What Is a Retirement Plan Rehire Rule for Vesting?
Leaving a job usually means leaving its retirement plan behind, at least in spirit. But for people who return to a former employer months or years later, the plan’s rehire rules can quietly determine whether prior years of service still count toward vesting.
The short answer
A retirement plan rehire rule governs whether service earned before someone left a job counts again once they’re rehired. Depending on how long the break in service lasted and the plan’s specific terms, prior vesting credit may be fully restored, partially restored, or effectively erased, requiring the vesting clock to start over. The details live in the plan document, and they vary from employer to employer.
Why vesting resets are even possible
Vesting is the process by which an employer’s contributions become the employee’s own property over a period of continued service, rather than being available immediately. When someone leaves before becoming fully vested, the unvested portion of employer contributions is typically forfeited back to the plan. The question a rehire rule answers is what happens to that person’s service history, and sometimes the forfeited money itself, if they come back.
The “break in service” concept
Most plans measure eligibility for vesting restoration using a break-in-service standard, often tied to a specific number of consecutive years without any service at the company. A common structure allows prior service to count again if the break was shorter than a defined threshold, while a longer absence may mean the employee is treated as newly hired for vesting purposes, starting from zero. Some plans use a “rule of parity,” comparing the length of the break to the length of prior service, which can affect whether old credit is restored even after a longer gap.
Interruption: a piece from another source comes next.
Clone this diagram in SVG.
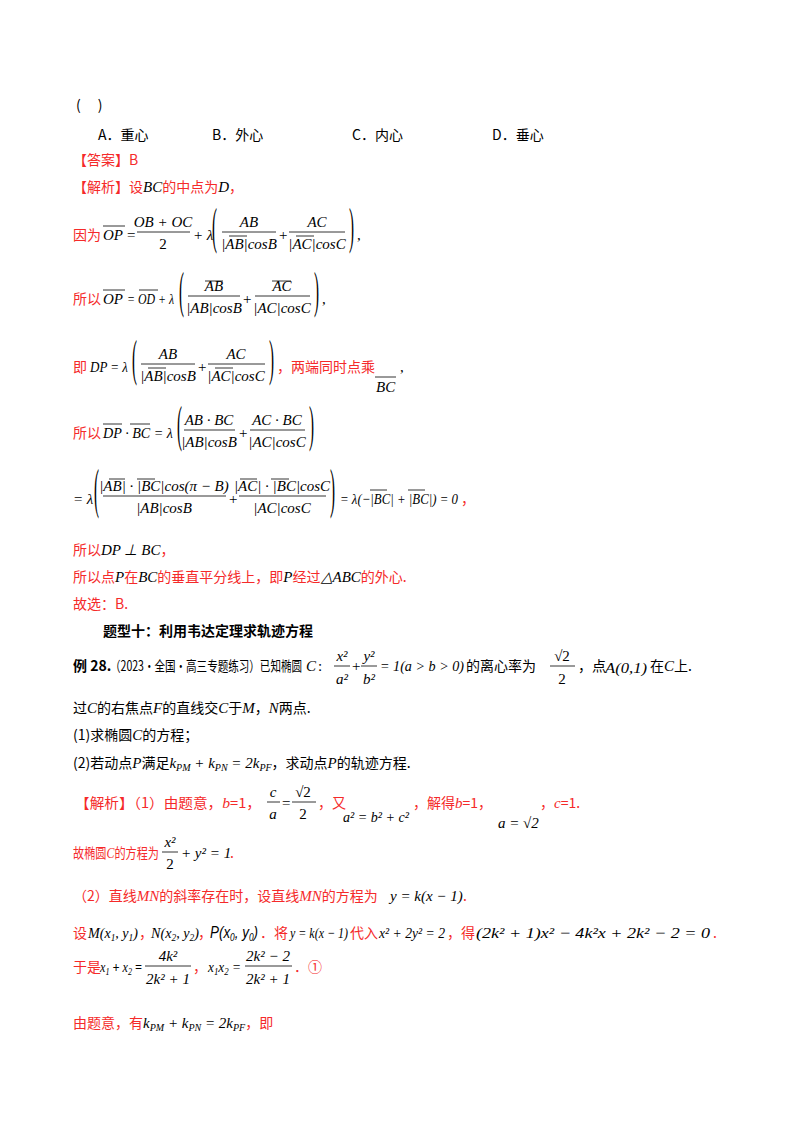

What can be restored versus what starts fresh
- Vesting service. Years worked before departure may count toward the vesting schedule again once certain conditions are met, shortening the time needed to become fully vested this time around.
- Forfeited employer contributions. If unvested employer money was forfeited upon leaving, some plans allow it to be restored if the employee returns and repays certain amounts within a set window, though this feature isn’t universal.
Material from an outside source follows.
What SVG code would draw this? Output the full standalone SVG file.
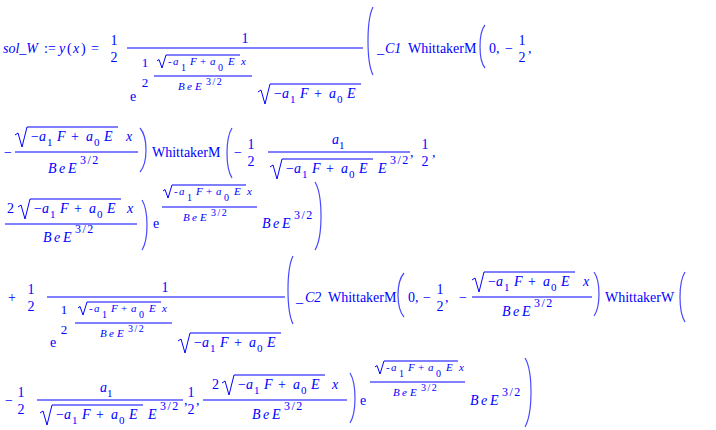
<svg xmlns="http://www.w3.org/2000/svg" width="716" height="430" viewBox="0 0 716 430">
<style>
.t{font-family:"Liberation Serif","Times New Roman",serif;font-size:14px;fill:#0000ff}
.i{font-style:italic}
.s{font-size:11px}
.u{font-size:10px}
.h{font-size:13px}
.m{text-anchor:middle}
.sp{letter-spacing:1.5px}
.b{stroke:#0000ff;stroke-width:1;fill:none}
.p{stroke:#4848ff;stroke-width:1.2;fill:none}
</style>
<rect width="716" height="430" fill="#ffffff"/>

<g id="line1">
<text class="t i" x="3" y="53">sol_W</text>
<text class="t" x="44" y="53">:=</text>
<text class="t" y="53"><tspan x="59" class="i">y</tspan><tspan x="67">(</tspan><tspan x="73" class="i">x</tspan><tspan x="81">)</tspan></text>
<text class="t" x="91" y="53">=</text>
<text class="t m" x="114" y="45">1</text>
<text class="t m" x="114" y="62">2</text>
<line class="b" x1="127" y1="48" x2="363" y2="48"/>
<text class="t m" x="245" y="43">1</text>
<text class="t" x="130" y="101">e</text>
<text class="t h m" x="145" y="67">1</text>
<text class="t h m" x="145" y="87">2</text>
<line class="b" x1="154" y1="76" x2="252" y2="76"/>
<path class="b" d="M157,61 l2,-1.5 l3,8.5 l4,-13 H240"/>
<text class="t s"><tspan x="168" y="65">-</tspan><tspan x="173" class="i">a</tspan><tspan x="181" y="71" class="u">1</tspan><tspan x="190" y="65" class="i">F</tspan><tspan x="200">+</tspan><tspan x="210" class="i">a</tspan><tspan x="218" y="71" class="u">0</tspan><tspan x="228" y="65" class="i">E</tspan><tspan x="241" class="i">x</tspan></text>
<text class="t s i"><tspan x="178" y="90">B</tspan><tspan x="187">e</tspan><tspan x="195">E</tspan></text>
<text class="t u sp" x="206" y="85">3/2</text>
<path class="b" d="M258,92 l3,-2 l4,14 l5,-20 H361"/>
<text class="t"><tspan x="274" y="98">−</tspan><tspan x="282" class="i">a</tspan><tspan x="290" y="103" class="s">1</tspan><tspan x="300" y="98" class="i">F</tspan><tspan x="314">+</tspan><tspan x="329" class="i">a</tspan><tspan x="337" y="103" class="s">0</tspan><tspan x="347" y="98" class="i">E</tspan></text>
<path class="p" d="M373,7 Q368,17 368,41 Q368,65 373,75"/>
<text class="t" x="377" y="53">_</text>
<text class="t i" x="385" y="53">C1</text>
<text class="t" x="408" y="53">WhittakerM</text>
<path class="p" d="M485,25 Q480,31 480,46.5 Q480,62 485,68"/>
<text class="t" x="489" y="53">0,</text>
<text class="t" x="505" y="53">−</text>
<text class="t m" x="522" y="45">1</text>
<text class="t m" x="522" y="62">2</text>
<text class="t" x="528" y="53">,</text>
</g>

<g id="line2">
<text class="t" x="4" y="157">−</text>
<line class="b" x1="15" y1="152" x2="138" y2="152"/>
<path class="b" d="M15,135 l3,-2 l4,14 l5,-20 H118"/>
<text class="t"><tspan x="31" y="141">−</tspan><tspan x="39" class="i">a</tspan><tspan x="47" y="146" class="s">1</tspan><tspan x="57" y="141" class="i">F</tspan><tspan x="71">+</tspan><tspan x="86" class="i">a</tspan><tspan x="94" y="146" class="s">0</tspan><tspan x="104" y="141" class="i">E</tspan><tspan x="126" class="i">x</tspan></text>
<text class="t i"><tspan x="48" y="173">B</tspan><tspan x="59">e</tspan><tspan x="68">E</tspan></text>
<text class="t sp" style="font-size:12px" x="80" y="164">3/2</text>
<path class="p" d="M140,128 Q146,135 146,150 Q146,165 140,172"/>
<text class="t" x="152" y="157">WhittakerM</text>
<path class="p" d="M232,128 Q227,136 227,153 Q227,170 232,178"/>
<text class="t" x="234" y="157">−</text>
<text class="t m" x="251" y="149">1</text>
<text class="t m" x="251" y="166">2</text>
<line class="b" x1="268" y1="152" x2="410" y2="152"/>
<text class="t"><tspan x="332" y="144" class="i">a</tspan><tspan x="339" y="149" class="s">1</tspan></text>
<path class="b" d="M270,167 l3,-2 l4,14 l5,-20 H373"/>
<text class="t"><tspan x="286" y="173">−</tspan><tspan x="294" class="i">a</tspan><tspan x="302" y="178" class="s">1</tspan><tspan x="312" y="173" class="i">F</tspan><tspan x="326">+</tspan><tspan x="341" class="i">a</tspan><tspan x="349" y="178" class="s">0</tspan><tspan x="359" y="173" class="i">E</tspan><tspan x="378" class="i">E</tspan></text>
<text class="t sp" style="font-size:12px" x="390" y="164">3/2</text>
<text class="t" x="410" y="157">,</text>
<text class="t m" x="425" y="149">1</text>
<text class="t m" x="425" y="166">2</text>
<text class="t" x="432" y="157">,</text>
</g>

<g id="line3">
<text class="t" x="7" y="213">2</text>
<path class="b" d="M18,207 l3,-2 l4,14 l5,-20 H121"/>
<text class="t"><tspan x="34" y="213">−</tspan><tspan x="42" class="i">a</tspan><tspan x="50" y="218" class="s">1</tspan><tspan x="60" y="213" class="i">F</tspan><tspan x="74">+</tspan><tspan x="89" class="i">a</tspan><tspan x="97" y="218" class="s">0</tspan><tspan x="107" y="213" class="i">E</tspan><tspan x="127" class="i">x</tspan></text>
<line class="b" x1="5" y1="224" x2="137" y2="224"/>
<text class="t i"><tspan x="43" y="242">B</tspan><tspan x="54">e</tspan><tspan x="63">E</tspan></text>
<text class="t sp" style="font-size:12px" x="75" y="233">3/2</text>
<path class="p" d="M142,200 Q147,208 147,225 Q147,242 142,250"/>
<text class="t" x="153" y="228">e</text>
<line class="b" x1="162" y1="207" x2="257" y2="207"/>
<path class="b" d="M163,191 l2,-1.5 l3,8.5 l4,-13 H246"/>
<text class="t s"><tspan x="174" y="195">-</tspan><tspan x="179" class="i">a</tspan><tspan x="187" y="201" class="u">1</tspan><tspan x="196" y="195" class="i">F</tspan><tspan x="206">+</tspan><tspan x="216" class="i">a</tspan><tspan x="224" y="201" class="u">0</tspan><tspan x="234" y="195" class="i">E</tspan><tspan x="247" class="i">x</tspan></text>
<text class="t s i"><tspan x="183" y="221">B</tspan><tspan x="192">e</tspan><tspan x="200">E</tspan></text>
<text class="t u sp" x="211" y="216">3/2</text>
<text class="t i"><tspan x="262" y="228">B</tspan><tspan x="273">e</tspan><tspan x="282">E</tspan></text>
<text class="t sp" style="font-size:12px" x="294" y="219">3/2</text>
<path class="p" d="M315,182 Q321,192 321,216 Q321,240 315,250"/>
</g>

<g id="line4">
<text class="t" x="8" y="302">+</text>
<text class="t m" x="31" y="294">1</text>
<text class="t m" x="31" y="311">2</text>
<line class="b" x1="47" y1="297" x2="285" y2="297"/>
<text class="t m" x="165" y="292">1</text>
<text class="t" x="50" y="347">e</text>
<text class="t h m" x="64" y="314">1</text>
<text class="t h m" x="64" y="334">2</text>
<line class="b" x1="75" y1="323" x2="172" y2="323"/>
<path class="b" d="M78,308 l2,-1.5 l3,8.5 l4,-13 H161"/>
<text class="t s"><tspan x="89" y="312">-</tspan><tspan x="94" class="i">a</tspan><tspan x="102" y="318" class="u">1</tspan><tspan x="111" y="312" class="i">F</tspan><tspan x="121">+</tspan><tspan x="131" class="i">a</tspan><tspan x="139" y="318" class="u">0</tspan><tspan x="149" y="312" class="i">E</tspan><tspan x="162" class="i">x</tspan></text>
<text class="t s i"><tspan x="100" y="337">B</tspan><tspan x="109">e</tspan><tspan x="117">E</tspan></text>
<text class="t u sp" x="128" y="332">3/2</text>
<path class="b" d="M178,341 l3,-2 l4,14 l5,-20 H281"/>
<text class="t"><tspan x="194" y="347">−</tspan><tspan x="202" class="i">a</tspan><tspan x="210" y="352" class="s">1</tspan><tspan x="220" y="347" class="i">F</tspan><tspan x="234">+</tspan><tspan x="249" class="i">a</tspan><tspan x="257" y="352" class="s">0</tspan><tspan x="267" y="347" class="i">E</tspan></text>
<path class="p" d="M293,256 Q288,266 288,290 Q288,314 293,324"/>
<text class="t" x="296" y="302">_</text>
<text class="t i" x="305" y="302">C2</text>
<text class="t" x="328" y="302">WhittakerM</text>
<path class="p" d="M404,273 Q398,280 398,295 Q398,310 404,317"/>
<text class="t" x="408" y="302">0,</text>
<text class="t" x="423" y="302">−</text>
<text class="t m" x="440" y="294">1</text>
<text class="t m" x="440" y="311">2</text>
<text class="t" x="445" y="302">,</text>
<text class="t" x="459" y="302">−</text>
<line class="b" x1="472" y1="297" x2="592" y2="297"/>
<path class="b" d="M472,280 l3,-2 l4,14 l5,-20 H575"/>
<text class="t"><tspan x="488" y="286">−</tspan><tspan x="496" class="i">a</tspan><tspan x="504" y="291" class="s">1</tspan><tspan x="514" y="286" class="i">F</tspan><tspan x="528">+</tspan><tspan x="543" class="i">a</tspan><tspan x="551" y="291" class="s">0</tspan><tspan x="561" y="286" class="i">E</tspan><tspan x="583" class="i">x</tspan></text>
<text class="t i"><tspan x="502" y="316">B</tspan><tspan x="513">e</tspan><tspan x="522">E</tspan></text>
<text class="t sp" style="font-size:12px" x="534" y="307">3/2</text>
<path class="p" d="M594,272 Q599,279 599,294 Q599,309 594,316"/>
<text class="t" x="605" y="302">WhittakerW</text>
<path class="p" d="M685,272 Q680,280 680,297 Q680,314 685,322"/>
</g>

<g id="line5">
<text class="t" x="5" y="405">−</text>
<text class="t m" x="21" y="397">1</text>
<text class="t m" x="21" y="414">2</text>
<line class="b" x1="37" y1="400" x2="183" y2="400"/>
<text class="t"><tspan x="100" y="392" class="i">a</tspan><tspan x="107" y="397" class="s">1</tspan></text>
<path class="b" d="M40,413 l3,-2 l4,14 l5,-20 H143"/>
<text class="t"><tspan x="56" y="419">−</tspan><tspan x="64" class="i">a</tspan><tspan x="72" y="424" class="s">1</tspan><tspan x="82" y="419" class="i">F</tspan><tspan x="96">+</tspan><tspan x="111" class="i">a</tspan><tspan x="119" y="424" class="s">0</tspan><tspan x="129" y="419" class="i">E</tspan><tspan x="148" class="i">E</tspan></text>
<text class="t sp" style="font-size:12px" x="160" y="410">3/2</text>
<text class="t" x="184" y="405">,</text>
<text class="t m" x="191" y="397">1</text>
<text class="t m" x="191" y="414">2</text>
<text class="t" x="196" y="405">,</text>
<line class="b" x1="203" y1="400" x2="347" y2="400"/>
<text class="t" x="212" y="389">2</text>
<path class="b" d="M222,383 l3,-2 l4,14 l5,-20 H325"/>
<text class="t"><tspan x="238" y="389">−</tspan><tspan x="246" class="i">a</tspan><tspan x="254" y="394" class="s">1</tspan><tspan x="264" y="389" class="i">F</tspan><tspan x="278">+</tspan><tspan x="293" class="i">a</tspan><tspan x="301" y="394" class="s">0</tspan><tspan x="311" y="389" class="i">E</tspan><tspan x="332" class="i">x</tspan></text>
<text class="t i"><tspan x="252" y="419">B</tspan><tspan x="263">e</tspan><tspan x="272">E</tspan></text>
<text class="t sp" style="font-size:12px" x="284" y="410">3/2</text>
<path class="p" d="M350,373 Q355,381 355,398 Q355,415 350,423"/>
<text class="t" x="360" y="405">e</text>
<line class="b" x1="370" y1="382" x2="465" y2="382"/>
<path class="b" d="M375,367 l2,-1.5 l3,8.5 l4,-13 H458"/>
<text class="t s"><tspan x="386" y="371">-</tspan><tspan x="391" class="i">a</tspan><tspan x="399" y="377" class="u">1</tspan><tspan x="408" y="371" class="i">F</tspan><tspan x="418">+</tspan><tspan x="428" class="i">a</tspan><tspan x="436" y="377" class="u">0</tspan><tspan x="446" y="371" class="i">E</tspan><tspan x="459" class="i">x</tspan></text>
<text class="t s i"><tspan x="393" y="396">B</tspan><tspan x="402">e</tspan><tspan x="410">E</tspan></text>
<text class="t u sp" x="421" y="391">3/2</text>
<text class="t i"><tspan x="470" y="405">B</tspan><tspan x="481">e</tspan><tspan x="490">E</tspan></text>
<text class="t sp" style="font-size:12px" x="502" y="396">3/2</text>
<path class="p" d="M525,358 Q531,368 531,392 Q531,416 525,427"/>
</g>
</svg>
- New contributions. Whatever the employer contributes going forward is generally subject to whatever vesting schedule applies to the plan as of the rehire date, which may differ from the schedule in place during the earlier employment.
Why the details matter more than the general idea
Because plan documents differ so much on this point, someone weighing a return to a former employer benefits from asking the plan administrator directly rather than assuming past service automatically carries forward. The answer can affect how a 401(k) balance moved elsewhere interacts with a newly opened account at the same employer, and whether it makes sense to consolidate accounts or keep them separate during the transition between jobs. Retirement plan rules are also set by the plan sponsor within limits established by federal law, and those limits can change over time, so a rule that applied at the original hire date may not be identical years later.
The takeaway
Rehire vesting rules exist because retirement plans need a consistent way to treat returning employees, but “consistent” doesn’t mean “the same everywhere.” Anyone returning to a former employer, especially after a multi-year gap, gains the most clarity by requesting the plan’s specific break-in-service and vesting-restoration provisions in writing before assuming their old clock picks up where it left off.